Lesniak wants the BPU to give the power companies permission for a rate hike so the upgrades can move forward.

"I'm hearing from businesses who are saying if we're going to down without power for a week, two weeks every single year, we're not going to stay in New Jersey," he said. "It's affecting our every days residents, it's affecting our businesses and we're losing jobs - there are an incredible amount of construction jobs that are going unfulfilled while the BPU sits on its hands and does nothing."

Lesniak conceded some people may be nervous about a rate increase, but he stressed, "people get nervous when they don't have power for days on end, businesses get nervous when they don't have power for days."

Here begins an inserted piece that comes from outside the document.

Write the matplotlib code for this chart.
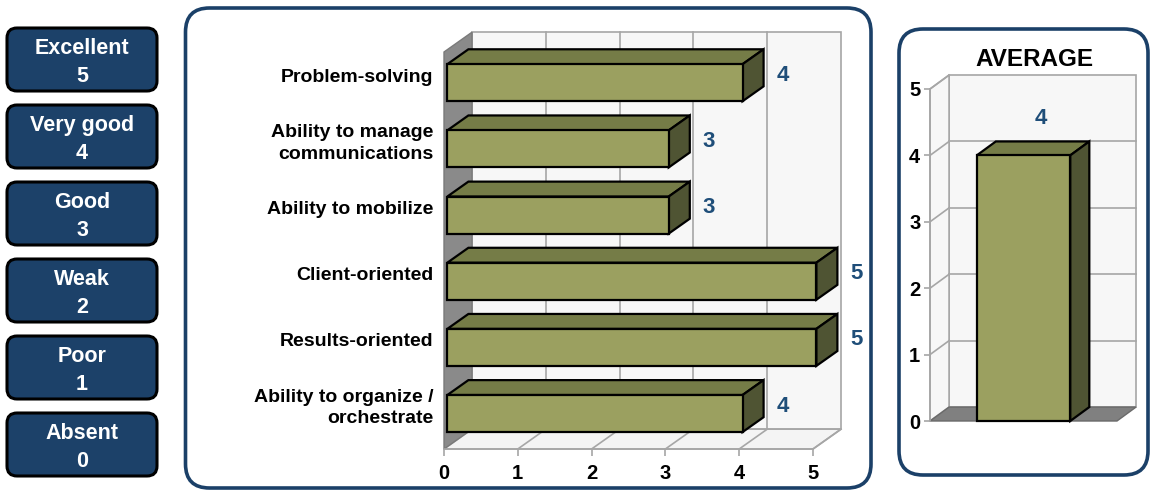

"Because of mandated rate increases that are going to be going off the books the additional cost to consumers will be minimal if not anything," Lesniak said. "If we want the utilities to upgrade their infrastructure, money doesn't just fall from the sky and people aren't going to just give away billions of dollars for this, so we need to allow a rate increase."

Lesniak added current tree trimming programs are not sufficient, but one major problem is many municipalities don't give utilities the authority to trim trees near power lines because Shade Tree Commissions don't want trees to be trimmed.

A spokesman for the BPU said: "Sen. Lesniak will ignore the facts to make a point.  We have gone through infrastructure and resiliency petitions from New Jersey utilities as quickly as the law allows us to."